Открываю глаза. Где это я? Без очков не вижу ничего. И темно. И писк какой-то. Что это за звук? Кто-то борется за жизнь. И это здесь, рядом. Или это я? На соседней койке мужик, опутанный проводами. Только силуэт: сильное мужское тело. Скрученное болезнью, хрипящее. Кажется, обнажённое.
Врачи пытаются надеть на него кислородную маску. Крики: «Нет. Нет. Врачи-убийцы. Уйдите». Как можно бороться за жизнь без тех, кто тебе помогает? Чей-то голос: «Юра, тебе нужен кислород. Нужно дышать». Но незнакомый Юра отбивается, не понимая, кто враг, а кто друг. Он похож на десантника, молотящего кулаками воздух. Не зная, с кем он борется на самом деле.
Впереди ещё кто-то есть, чувствую. Интеллигентный мужской голос просит дать ему телефон.
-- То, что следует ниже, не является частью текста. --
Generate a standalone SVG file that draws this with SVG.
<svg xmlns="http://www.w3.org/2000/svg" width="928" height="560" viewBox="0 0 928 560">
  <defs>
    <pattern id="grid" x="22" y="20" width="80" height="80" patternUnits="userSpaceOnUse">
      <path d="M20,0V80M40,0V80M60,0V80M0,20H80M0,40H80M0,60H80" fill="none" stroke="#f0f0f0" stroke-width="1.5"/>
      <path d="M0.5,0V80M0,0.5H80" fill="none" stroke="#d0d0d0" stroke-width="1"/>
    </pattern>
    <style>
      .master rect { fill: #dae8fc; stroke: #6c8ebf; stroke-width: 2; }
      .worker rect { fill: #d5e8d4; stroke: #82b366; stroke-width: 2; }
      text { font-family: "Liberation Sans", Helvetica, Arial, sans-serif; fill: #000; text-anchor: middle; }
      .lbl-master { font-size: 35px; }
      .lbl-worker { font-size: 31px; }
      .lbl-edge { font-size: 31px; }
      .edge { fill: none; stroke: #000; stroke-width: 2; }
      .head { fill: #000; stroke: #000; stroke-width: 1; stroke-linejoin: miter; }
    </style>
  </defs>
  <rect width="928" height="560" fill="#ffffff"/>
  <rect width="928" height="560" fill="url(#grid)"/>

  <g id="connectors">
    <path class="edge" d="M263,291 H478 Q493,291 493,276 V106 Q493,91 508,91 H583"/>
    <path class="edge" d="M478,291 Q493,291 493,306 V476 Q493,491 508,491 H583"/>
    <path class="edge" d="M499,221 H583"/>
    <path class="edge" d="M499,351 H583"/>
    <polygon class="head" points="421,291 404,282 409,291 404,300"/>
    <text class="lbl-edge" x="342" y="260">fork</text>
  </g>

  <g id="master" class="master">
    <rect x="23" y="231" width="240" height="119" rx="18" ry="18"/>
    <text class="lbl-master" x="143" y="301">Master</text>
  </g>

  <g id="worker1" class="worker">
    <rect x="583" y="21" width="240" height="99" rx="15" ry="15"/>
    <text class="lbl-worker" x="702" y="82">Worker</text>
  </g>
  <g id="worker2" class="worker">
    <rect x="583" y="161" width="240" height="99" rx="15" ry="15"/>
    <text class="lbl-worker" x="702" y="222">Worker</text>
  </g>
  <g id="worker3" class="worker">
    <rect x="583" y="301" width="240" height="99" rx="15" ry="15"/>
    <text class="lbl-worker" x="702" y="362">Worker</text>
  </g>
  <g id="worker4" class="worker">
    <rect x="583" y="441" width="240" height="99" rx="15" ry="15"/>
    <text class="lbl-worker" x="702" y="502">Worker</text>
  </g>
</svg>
И что-то есть такое в его голосе, что заставляет вспомнить о двоюродном брате. Кричу: «Андрей!» Мужчина замолкает. Он, конечно, не Андрей, просто сосед по борьбе за выживание.
Не знаю, сколько времени. Стоны. Хочется пИсать. Открытие: я в подгузнике. Тогда туда. Ещё нужно суметь. Всю простынь заливает теплым. Какое облегчение. И какой холод от мокрых простыней. Надо передвинуться вбок. Кто-то меняет простынь и подгузник.
Темно. Хрипы. Дыши, десантура. Озабоченные голоса: «Он снимает кислородную маску!»
Кричу: «Юра, дыши! Врачи помогают. Враг – ковид». Врачей уже нет. Что-то бормочет, услышал? Что-то неразборчивое, хриплое. «Воды!» И я кричу, насколько могу громко: «Воды». И мнимый Андрей кричит ещё громче, куда-то в коридор: «Воды». И помощь приходит. Живая вода.
Через темноту.
Снова писается, как получается, заливает всё. Кто-то ругается на меня за обоссанные простыни. Стыдно ли мне? Нет. По-другому никак. Приносят стульчак и ширму. Вот это другое дело. Девочка всё-таки. А тут мужики вокруг.
Консилиум. В темноте стоят трое. Наверное, не темно, но для меня темнота. Решают, что со мной делать, задают вопросы. Слышу одного, он для меня Нежный, всё понимает.
- Ковид. 21 день на карантине. Одна в квартире.
- Я бы не смог.
- Родственники внезапно. Втроём. Б…ь.
- Не надо на врачей матом ругаться. Нам же неприятно.
- Это я не вам, это я родственникам.
Не знаю, что они в итоге решили. Но капельницу мне поставили.
Вид из окна палаты после реанимации. Снято на телефон.
Приносят еду. Как можно есть? А, вроде, хочется. Гонят меня за стол. Там уже сидит «Андрей». И голод берёт своё. Мы безмолвно поглощаем еду. Делим трапезу. Под писк аппарата десантника.
Нужен телефон. Нужно позвонить мужу. Прошу у врача. Или медсестры. Даже не знаю, у кого, они все в скафандрах. Телефон приносят, может, и незаконно. Но он у меня. Набираю номер мужа, который знаю наизусть. Говорю. Я уверена, что я в терапии. И что всё хорошо. А муж утверждает, что я в реанимации. Да? Гм. Кто прав? Неважно. Я жива и подала весточку о себе.
Вспоминаю, что Андрей просил телефон. Подхожу к нему и вкладываю трубку ему в руку.
- Я не знаю, как звонить.
- Давайте я наберу. Диктуйте номер.
Я готова набрать номер, но отчего-то трясутся руки. Андрей молчит.
- Диктуйте номер.
- Я не помню.
Что ж, тут я помочь ничем не могу.
Укладываюсь на свою койку. Темнота.
Открываю глаза. Где я? Светло и уютно. Палата на двоих. Светлая, девичья. Кто будет рядом? И её привозят. Настя.